■ Dataset
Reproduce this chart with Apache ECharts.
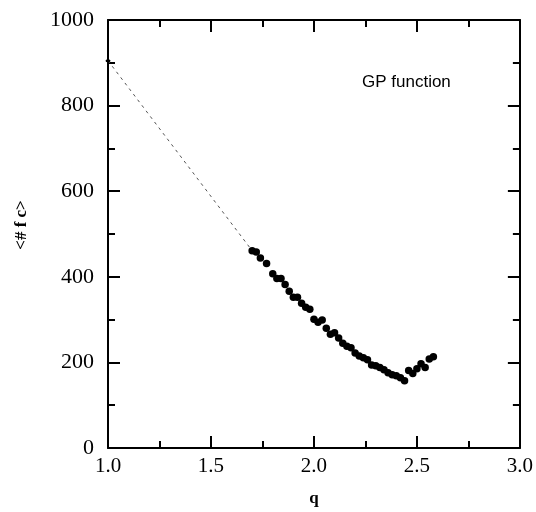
<!DOCTYPE html>
<html>
<head>
<meta charset="utf-8">
<script src="https://cdn.jsdelivr.net/npm/echarts@6/dist/echarts.min.js"></script>
<style>html,body{margin:0;padding:0;background:#fff}#c{width:536px;height:512px}</style>
</head>
<body>
<div id="c"></div>
<script>
// start point of the dashed curve
var startQ = [1.0];
var startV = [905];
// measured points
var qVals = [1.70,1.72,1.74,1.77,1.80,1.82,1.84,1.86,1.88,1.90,1.92,1.94,1.96,1.98,2.00,2.02,2.04,2.06,2.08,2.10,2.12,2.14,2.16,2.18,2.20,2.22,2.24,2.26,2.28,2.30,2.32,2.34,2.36,2.38,2.40,2.42,2.44,2.46,2.48,2.50,2.52,2.54,2.56,2.58];
var fcVals = [461,458,444,431,407,396,396,382,366,352,352,338,329,324,301,294,299,280,266,269,257,245,238,234,222,215,211,206,194,192,188,183,176,171,169,164,157,181,174,185,197,188,208,213];
var xTicks = ['1.0','1.5','2.0','2.5','3.0'];
var yTicks = [0,200,400,600,800,1000];

var pts = qVals.map(function(q,i){return [q, fcVals[i]];});
var lineStart = [[startQ[0], startV[0]], pts[0]];

var chart = echarts.init(document.getElementById('c'), null, {renderer:'canvas'});
var serif = '"Liberation Serif", "Times New Roman", serif';
var axisCommon = {
  axisLine:{show:true, onZero:false, lineStyle:{color:'#000', width:2}},
  axisTick:{show:true, inside:true, length:12, lineStyle:{color:'#000', width:2}},
  minorTick:{show:true, splitNumber:2, length:7, lineStyle:{color:'#000', width:2}},
  splitLine:{show:false}
};
chart.setOption({
  backgroundColor:'#fff',
  animation:false,
  grid:{left:108, right:16, top:20, bottom:60},
  xAxis:[
    Object.assign({type:'value', min:1, max:3, interval:0.5, position:'bottom',
      name:'q', nameLocation:'middle', nameGap:42,
      nameTextStyle:{fontFamily:serif, fontSize:17, fontWeight:'bold', color:'#000'},
      axisLabel:{fontFamily:serif, fontSize:21, color:'#000', margin:8,
        formatter:function(v){var i=Math.round((v-1)/0.5); return xTicks[i]||'';}}}, axisCommon),
    Object.assign({type:'value', min:1, max:3, interval:0.5, position:'top', axisLabel:{show:false}}, axisCommon)
  ],
  yAxis:[
    Object.assign({type:'value', min:0, max:1000, interval:200, position:'left',
      axisLabel:{fontFamily:serif, fontSize:22, color:'#000', margin:14,
        formatter:function(v){var i=Math.round(v/200); return String(yTicks[i]);}}}, axisCommon),
    Object.assign({type:'value', min:0, max:1000, interval:200, position:'right', axisLabel:{show:false}}, axisCommon)
  ],
  series:[
    {type:'line', data:lineStart, symbol:'circle', symbolSize:[5,3], showSymbol:true,
     itemStyle:{color:'#000'},
     lineStyle:{color:'#555', width:1, type:[3,4]}, silent:true, z:1},
    {type:'scatter', data:pts, symbol:'circle', symbolSize:7.5, itemStyle:{color:'#000', opacity:1}, z:3}
  ],
  graphic:[
    {type:'text', left:362, top:74, style:{text:'GP function', font:'17px "Liberation Sans", Arial, sans-serif', fill:'#000'}},
    {type:'text', x:22, y:225, rotation:Math.PI/2,
     style:{text:'<# f c>', font:'bold 17px "Liberation Serif", "Times New Roman", serif', fill:'#000', align:'center', verticalAlign:'middle'}}
  ]
});
</script>
</body>
</html>
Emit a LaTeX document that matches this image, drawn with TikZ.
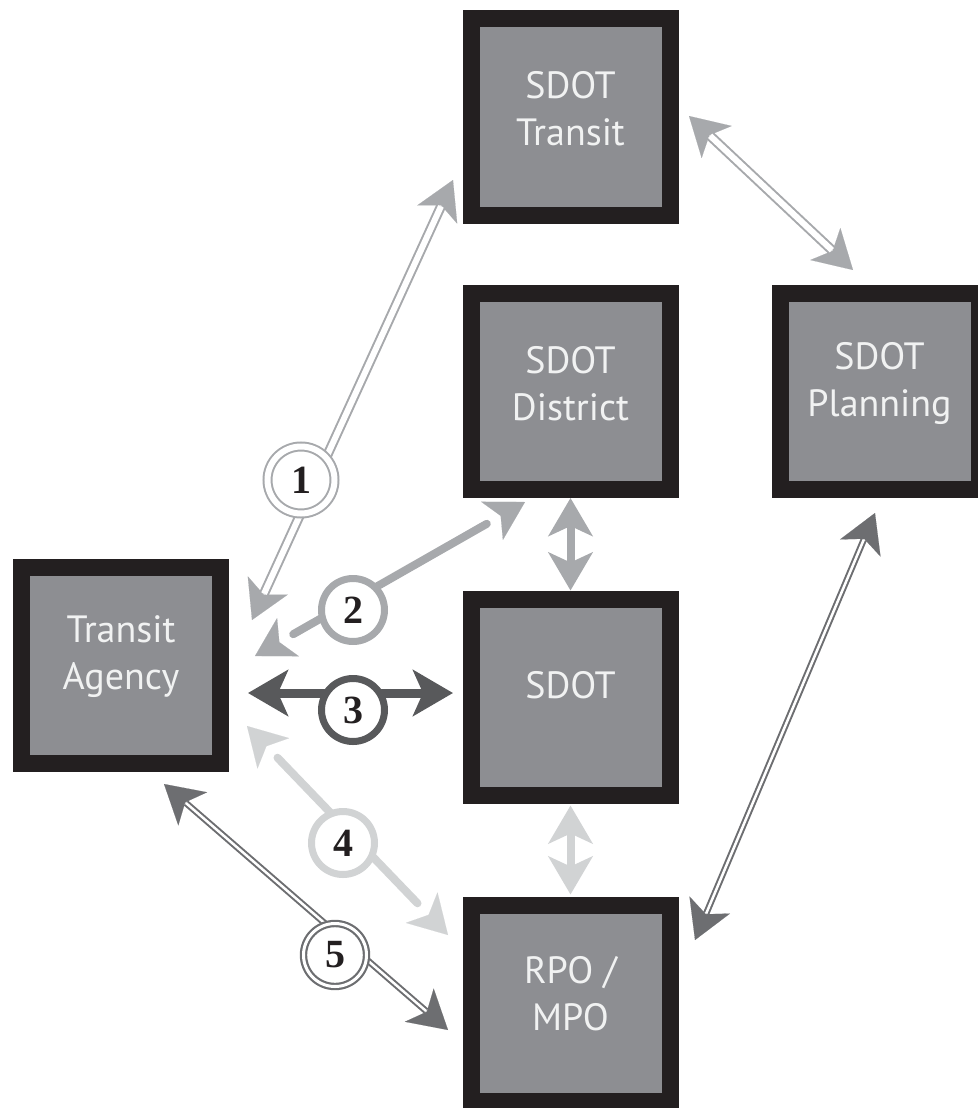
\documentclass[tikz,border=0pt]{standalone}
\usepackage{fontspec}
\setmainfont{PT Sans}
\newfontfamily\numfont{Liberation Serif}
\usetikzlibrary{arrows.meta}
\definecolor{bcol}{HTML}{231F20}
\definecolor{fcol}{HTML}{8D8E92}
\definecolor{tcol}{HTML}{F1F2F2}
\definecolor{lg}{HTML}{A7A9AC}
\definecolor{xlg}{HTML}{D1D3D4}
\definecolor{dg}{HTML}{58595B}
\definecolor{mg}{HTML}{6D6E71}
\tikzset{
  hlg/.tip={Stealth[length=38pt,width=44pt,inset=10pt,color=lg]},
  hxlg/.tip={Stealth[length=38pt,width=44pt,inset=10pt,color=xlg]},
  hdg/.tip={Stealth[length=40pt,width=46pt,inset=10pt,color=dg]},
  hmg/.tip={Stealth[length=38pt,width=44pt,inset=10pt,color=mg]},
}
\begin{document}
\begin{tikzpicture}[x=1pt,y=-1pt,
  box/.style={rectangle, draw=bcol, line width=17pt, fill=fcol, minimum width=199pt, minimum height=196pt, inner sep=0pt, outer sep=8.5pt},
  btext/.style={text=tcol, font=\fontsize{38}{47}\selectfont, align=center, inner sep=0pt},
  numtext/.style={font=\numfont\bfseries\fontsize{40}{40}\selectfont, text=bcol},
  ring/.style={circle, fill=white, minimum size=63pt, inner sep=0pt, line width=7pt, numtext},
  dring/.style={circle, fill=white, inner sep=0pt, double=white, numtext},
  tipline/.style={draw=white, line width=0.1pt},
  dshaft/.style={line width=2pt, double=white, shorten <=29pt, shorten >=29pt},
  sshaft/.style={line width=8pt, line cap=round, shorten <=44pt, shorten >=44pt},
]
\useasboundingbox (0,0) rectangle (977,1108);

% boxes
\node[box] (ta) at (121,665) {};
\node[box] (st) at (570.5,117) {};
\node[box] (sd) at (570.5,391.5) {};
\node[box] (sp) at (879.5,391.5) {};
\node[box] (s)  at (570.5,697) {};
\node[box] (r)  at (570.5,1003) {};

\node[btext] (tat) at ([yshift=8pt]ta.center) {Transit\\Agency};
\node[btext] (stt) at ([yshift=8pt]st.center) {SDOT\\Transit};
\node[btext] (sdt) at ([yshift=8pt]sd.center) {SDOT\\District};
\node[btext] (spt) at ([yshift=8pt]sp.center) {SDOT\\Planning};
\node[btext] (sx)  at ([yshift=12pt]s.center) {SDOT};
\node[btext] (rt)  at ([yshift=9pt]r.center) {RPO /\\MPO};

% arrow end points
\coordinate (a1u) at (453,180);
\coordinate (a1l) at (252,620);
\coordinate (a2u) at (525,502);
\coordinate (a2l) at (255,656);
\coordinate (a3l) at (248,693);
\coordinate (a3r) at (453,693);
\coordinate (a4u) at (247,726);
\coordinate (a4l) at (448,935);
\coordinate (a5u) at (164,784);
\coordinate (a5l) at (448,1030);
\coordinate (a6u) at (689,116);
\coordinate (a6l) at (853,270);
\coordinate (a9u) at (875,513);
\coordinate (a9l) at (695,940);

% 1
\draw[tipline, hlg-hlg] (a1u) -- (a1l);
\draw[lg, dshaft, double distance=6pt] (a1u) -- (a1l);
% 2
\draw[tipline, hlg-hlg] (a2u) -- (a2l);
\draw[lg, sshaft] (a2u) -- (a2l);
% 3
\draw[dg, line width=9pt, hdg-hdg] (a3l) -- (a3r);
% 4
\draw[tipline, hxlg-hxlg] (a4u) -- (a4l);
\draw[xlg, sshaft] (a4u) -- (a4l);
% 5
\draw[tipline, hmg-hmg] (a5u) -- (a5l);
\draw[mg, dshaft, double distance=2.5pt] (a5u) -- (a5l);
% 6
\draw[tipline, hlg-hlg] (a6u) -- (a6l);
\draw[lg, dshaft, double distance=6pt] (a6u) -- (a6l);
% 7
\draw[lg, line width=8pt, hlg-hlg] (sd.south) -- (s.north);
% 8
\draw[xlg, line width=8pt, hxlg-hxlg, shorten <=2pt, shorten >=2pt] (s.south) -- (r.north);
% 9
\draw[tipline, hmg-hmg] (a9u) -- (a9l);
\draw[mg, dshaft, double distance=2.5pt] (a9u) -- (a9l);

% circles
\node[dring, draw=lg, line width=2pt, double distance=6pt, minimum size=67pt] (c1) at (301,480) {1};
\node[ring, draw=lg] (c2) at (353,610) {2};
\node[ring, draw=dg] (c3) at (353,710) {3};
\node[ring, draw=xlg] (c4) at (343,843) {4};
\node[dring, draw=mg, line width=2.2pt, double distance=3pt, minimum size=63pt] (c5) at (335,955) {5};
\end{tikzpicture}
\end{document}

■ Objective
Leave out the pictures. Transcribe only the lines above, from the first through the one that contains "var yTicks = [0,200,400,600,800,1000];".

■ Reply to the task
Reproduce this chart with Apache ECharts.
<!DOCTYPE html>
<html>
<head>
<meta charset="utf-8">
<script src="https://cdn.jsdelivr.net/npm/echarts@6/dist/echarts.min.js"></script>
<style>html,body{margin:0;padding:0;background:#fff}#c{width:536px;height:512px}</style>
</head>
<body>
<div id="c"></div>
<script>
// start point of the dashed curve
var startQ = [1.0];
var startV = [905];
// measured points
var qVals = [1.70,1.72,1.74,1.77,1.80,1.82,1.84,1.86,1.88,1.90,1.92,1.94,1.96,1.98,2.00,2.02,2.04,2.06,2.08,2.10,2.12,2.14,2.16,2.18,2.20,2.22,2.24,2.26,2.28,2.30,2.32,2.34,2.36,2.38,2.40,2.42,2.44,2.46,2.48,2.50,2.52,2.54,2.56,2.58];
var fcVals = [461,458,444,431,407,396,396,382,366,352,352,338,329,324,301,294,299,280,266,269,257,245,238,234,222,215,211,206,194,192,188,183,176,171,169,164,157,181,174,185,197,188,208,213];
var xTicks = ['1.0','1.5','2.0','2.5','3.0'];
var yTicks = [0,200,400,600,800,1000];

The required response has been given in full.